- Dataset extract:
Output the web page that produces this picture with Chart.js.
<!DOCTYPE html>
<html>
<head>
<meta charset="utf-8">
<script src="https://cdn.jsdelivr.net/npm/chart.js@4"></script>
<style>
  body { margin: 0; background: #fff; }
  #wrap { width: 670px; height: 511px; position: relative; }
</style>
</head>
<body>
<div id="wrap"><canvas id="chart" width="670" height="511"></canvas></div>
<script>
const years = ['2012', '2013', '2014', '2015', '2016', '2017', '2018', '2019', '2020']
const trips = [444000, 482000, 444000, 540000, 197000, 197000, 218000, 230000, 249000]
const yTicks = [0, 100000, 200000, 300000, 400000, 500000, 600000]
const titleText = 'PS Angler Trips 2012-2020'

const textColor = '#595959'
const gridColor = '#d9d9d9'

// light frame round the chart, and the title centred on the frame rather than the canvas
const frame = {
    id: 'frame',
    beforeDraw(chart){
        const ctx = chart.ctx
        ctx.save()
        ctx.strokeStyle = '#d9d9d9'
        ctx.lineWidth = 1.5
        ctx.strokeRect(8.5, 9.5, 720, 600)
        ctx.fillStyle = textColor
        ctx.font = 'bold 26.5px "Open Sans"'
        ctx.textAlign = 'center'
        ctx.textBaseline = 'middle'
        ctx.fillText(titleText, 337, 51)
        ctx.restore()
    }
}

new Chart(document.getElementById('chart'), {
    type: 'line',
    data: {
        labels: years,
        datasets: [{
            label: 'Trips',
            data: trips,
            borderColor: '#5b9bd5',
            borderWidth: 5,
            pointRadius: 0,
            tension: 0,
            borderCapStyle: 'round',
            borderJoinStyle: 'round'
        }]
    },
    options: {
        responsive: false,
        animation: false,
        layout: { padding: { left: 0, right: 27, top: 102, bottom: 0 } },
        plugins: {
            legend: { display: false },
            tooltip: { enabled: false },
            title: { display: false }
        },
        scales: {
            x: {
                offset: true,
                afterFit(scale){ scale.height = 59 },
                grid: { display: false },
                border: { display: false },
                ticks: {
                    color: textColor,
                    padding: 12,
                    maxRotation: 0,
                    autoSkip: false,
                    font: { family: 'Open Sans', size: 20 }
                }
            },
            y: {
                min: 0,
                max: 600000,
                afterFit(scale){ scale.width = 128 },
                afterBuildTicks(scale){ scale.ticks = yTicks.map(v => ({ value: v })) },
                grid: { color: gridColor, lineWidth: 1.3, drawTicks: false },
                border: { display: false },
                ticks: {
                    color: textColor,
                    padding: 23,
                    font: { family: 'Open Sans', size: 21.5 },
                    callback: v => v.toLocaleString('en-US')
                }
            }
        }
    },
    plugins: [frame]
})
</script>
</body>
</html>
--
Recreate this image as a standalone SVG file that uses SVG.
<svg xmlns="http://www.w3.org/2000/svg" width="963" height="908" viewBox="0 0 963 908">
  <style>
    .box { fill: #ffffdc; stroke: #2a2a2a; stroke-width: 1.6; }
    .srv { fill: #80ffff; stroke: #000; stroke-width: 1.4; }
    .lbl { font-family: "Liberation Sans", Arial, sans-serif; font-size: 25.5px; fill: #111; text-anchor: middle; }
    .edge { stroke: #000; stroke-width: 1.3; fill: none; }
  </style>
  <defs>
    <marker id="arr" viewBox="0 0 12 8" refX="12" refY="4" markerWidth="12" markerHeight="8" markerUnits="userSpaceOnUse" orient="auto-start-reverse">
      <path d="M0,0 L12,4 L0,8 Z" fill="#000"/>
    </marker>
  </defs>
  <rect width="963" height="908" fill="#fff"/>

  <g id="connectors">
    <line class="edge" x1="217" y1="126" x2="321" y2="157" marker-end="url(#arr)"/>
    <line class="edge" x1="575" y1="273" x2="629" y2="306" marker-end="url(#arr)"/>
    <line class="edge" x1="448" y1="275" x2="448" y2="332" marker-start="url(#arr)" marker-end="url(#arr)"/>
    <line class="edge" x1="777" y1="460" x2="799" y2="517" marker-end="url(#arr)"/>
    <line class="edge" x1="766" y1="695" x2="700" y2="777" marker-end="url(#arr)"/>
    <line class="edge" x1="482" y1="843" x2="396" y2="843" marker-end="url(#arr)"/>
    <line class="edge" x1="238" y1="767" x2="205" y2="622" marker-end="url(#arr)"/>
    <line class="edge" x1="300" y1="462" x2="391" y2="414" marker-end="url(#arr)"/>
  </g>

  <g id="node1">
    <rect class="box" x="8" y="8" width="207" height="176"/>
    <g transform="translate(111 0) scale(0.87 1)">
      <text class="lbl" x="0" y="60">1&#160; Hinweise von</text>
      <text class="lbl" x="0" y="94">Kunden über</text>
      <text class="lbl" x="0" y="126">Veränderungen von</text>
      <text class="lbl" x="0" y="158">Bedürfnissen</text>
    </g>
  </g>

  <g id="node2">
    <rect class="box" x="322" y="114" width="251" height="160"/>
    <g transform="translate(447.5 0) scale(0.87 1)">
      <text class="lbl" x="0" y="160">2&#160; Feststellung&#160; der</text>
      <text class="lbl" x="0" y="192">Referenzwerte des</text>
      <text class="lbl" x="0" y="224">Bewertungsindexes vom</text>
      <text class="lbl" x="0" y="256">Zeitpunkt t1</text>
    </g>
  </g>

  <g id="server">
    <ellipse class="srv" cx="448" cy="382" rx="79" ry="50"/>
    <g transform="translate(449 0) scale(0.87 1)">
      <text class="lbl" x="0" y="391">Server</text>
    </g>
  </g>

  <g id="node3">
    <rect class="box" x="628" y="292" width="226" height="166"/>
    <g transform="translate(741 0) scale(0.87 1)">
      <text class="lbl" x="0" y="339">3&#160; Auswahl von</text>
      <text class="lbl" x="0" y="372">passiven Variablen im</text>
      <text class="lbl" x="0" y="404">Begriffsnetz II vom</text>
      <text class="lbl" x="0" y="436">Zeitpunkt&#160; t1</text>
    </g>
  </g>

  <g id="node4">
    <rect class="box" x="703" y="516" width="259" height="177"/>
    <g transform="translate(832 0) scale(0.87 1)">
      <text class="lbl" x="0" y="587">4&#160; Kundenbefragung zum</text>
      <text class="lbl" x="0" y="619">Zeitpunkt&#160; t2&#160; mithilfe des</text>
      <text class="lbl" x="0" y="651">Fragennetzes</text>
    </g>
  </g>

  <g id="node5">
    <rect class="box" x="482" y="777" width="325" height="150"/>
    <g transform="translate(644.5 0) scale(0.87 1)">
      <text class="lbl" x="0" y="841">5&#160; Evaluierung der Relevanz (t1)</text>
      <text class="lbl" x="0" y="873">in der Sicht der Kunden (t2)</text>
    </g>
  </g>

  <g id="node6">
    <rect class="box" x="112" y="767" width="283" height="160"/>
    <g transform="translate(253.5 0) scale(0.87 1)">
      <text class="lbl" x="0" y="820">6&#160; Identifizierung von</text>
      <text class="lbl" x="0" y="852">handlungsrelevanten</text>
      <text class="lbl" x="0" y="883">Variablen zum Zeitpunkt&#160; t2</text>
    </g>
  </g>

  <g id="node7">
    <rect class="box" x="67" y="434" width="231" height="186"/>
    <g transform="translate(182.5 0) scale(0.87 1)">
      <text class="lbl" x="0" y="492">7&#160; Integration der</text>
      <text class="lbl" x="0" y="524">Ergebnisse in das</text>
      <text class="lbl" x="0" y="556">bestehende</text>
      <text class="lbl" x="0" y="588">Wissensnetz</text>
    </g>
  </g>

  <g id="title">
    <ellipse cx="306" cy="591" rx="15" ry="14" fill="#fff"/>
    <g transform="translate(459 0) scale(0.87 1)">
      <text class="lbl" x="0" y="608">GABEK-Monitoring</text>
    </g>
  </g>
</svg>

- Written problem:
Quote exactly the lines running from the line with "Output the web" through the line with "const gridColor = '#d9d9d9'", both ends included, and nothing more.

- Answer to the exercise:
Output the web page that produces this picture with Chart.js.
<!DOCTYPE html>
<html>
<head>
<meta charset="utf-8">
<script src="https://cdn.jsdelivr.net/npm/chart.js@4"></script>
<style>
  body { margin: 0; background: #fff; }
  #wrap { width: 670px; height: 511px; position: relative; }
</style>
</head>
<body>
<div id="wrap"><canvas id="chart" width="670" height="511"></canvas></div>
<script>
const years = ['2012', '2013', '2014', '2015', '2016', '2017', '2018', '2019', '2020']
const trips = [444000, 482000, 444000, 540000, 197000, 197000, 218000, 230000, 249000]
const yTicks = [0, 100000, 200000, 300000, 400000, 500000, 600000]
const titleText = 'PS Angler Trips 2012-2020'

const textColor = '#595959'
const gridColor = '#d9d9d9'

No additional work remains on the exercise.